Dana: If a student wants to visit the closet they would either request on their computer through our Google help center to come in or they would let a counselor know and stop in and say, “I need to visit”. We are the ones that help arrange a time to visit for them that works. We try to keep them in class during academic times and have them visit during nonacademic times. We've had emergencies where they do come in during class. Sometimes the kids want to shop just on their own and other times they want someone to help them. Sometimes the Friends of Rachel are here and kids will come in and shop while they are present. They can help show them around and explain what is here and help them pick things out. One of the times I can think of when kids were shopping together was when there was an 8th grade recognition night in the spring. The kids got dressed up in semi-formal clothing. We had that kind of clothing available here. They came groups and shopped together. That's kind of fun for them and kind of takes away the stigma. It's a group thing and it's fun.
Rachel’s Challenge: Can you describe the daily routine of the closet?
Dana: So after somebody requests to come in, we would have everything available for them. The Friends of Rachel would check each day on donations and they would sort them and wash them and then they hang them. They would decide where they need to go. When we have special items, they might put out an announcement saying “We got lots of warm coats. It's getting cold out there. Come on in for some boots”. For summer time, they would say, “Come and pick out some shorts. We just got a bunch” and do the marketing side of things. Very often we get kids coming over and over and over again - very frequent shoppers.
This is not the work of an adult, it's the work of kids. It is very doable as long as you have kids that are interested in doing it.

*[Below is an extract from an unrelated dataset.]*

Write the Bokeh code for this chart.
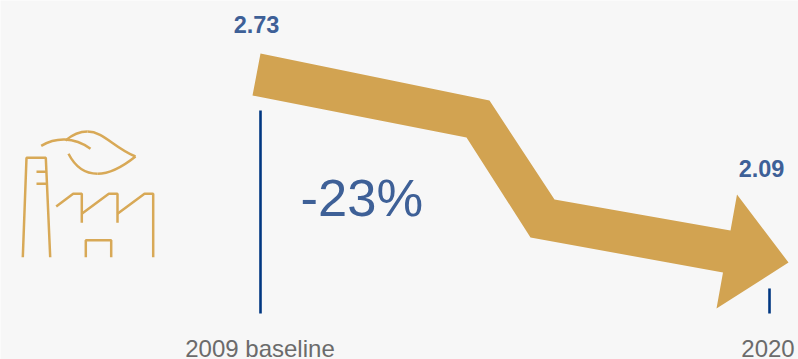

Rachel’s Challenge: How have you been able to make this sustainable for three years?
Dana: Well I would just say that one of the keys that we learned throughout the couple years we've had this, is to be more selective about what we keep. We get so much that we can’t keep it all. We do a lot of donations ourselves. We have a clothing drive. We donate things so that it gets used by somebody in the community. I would say that's a big part of it. There's really one main adult working with this program and then the kids that come in daily. We have about 25 kids a year that will rotate through to work. Once they get trained they come in and do the work. It’s like a work schedule. I am really proud of the kids because they have done the work. This is not the work of an adult, it's the work of kids. It is very doable as long as you have kids that are interested in doing it. We have never had trouble with finding kids wanting to work in here. In fact, we have more and more each year that want to do it. It might seem overwhelming but it's really not. As long as you have kids that are working with it. It really should be them doing the work and not the adults doing the work. I think that the benefit of it comes from all the satisfaction they get from doing what they do.
Rachel’s Challenge: How did you get a classroom space donated for this project?
Dana: We pitched the idea to our principal. He was very open to finding a spot for us. This was a room that was used as an in-school suspension room but it really wasn't being used as often anymore. You can pretty much make a Rachel's Closet anywhere you want of any size. This room in particular didn't look very pretty. The kids came in and painted the walls and made a nice and bright. They added all of the posters. They designed what posters they wanted. They put their hands on the walls. That was their idea, to make it like Rachel's hands. It just came a long way from there. I think it is unique and hopefully other schools will be able to find a space for it. It doesn't matter the size. It's really just the idea behind it and having the people that want to help with it.
Rachel’s Challenge: Anything else you want to share?
Dana: I would just say that this project has really meant a lot to me personally and I just feel like Rachel is here.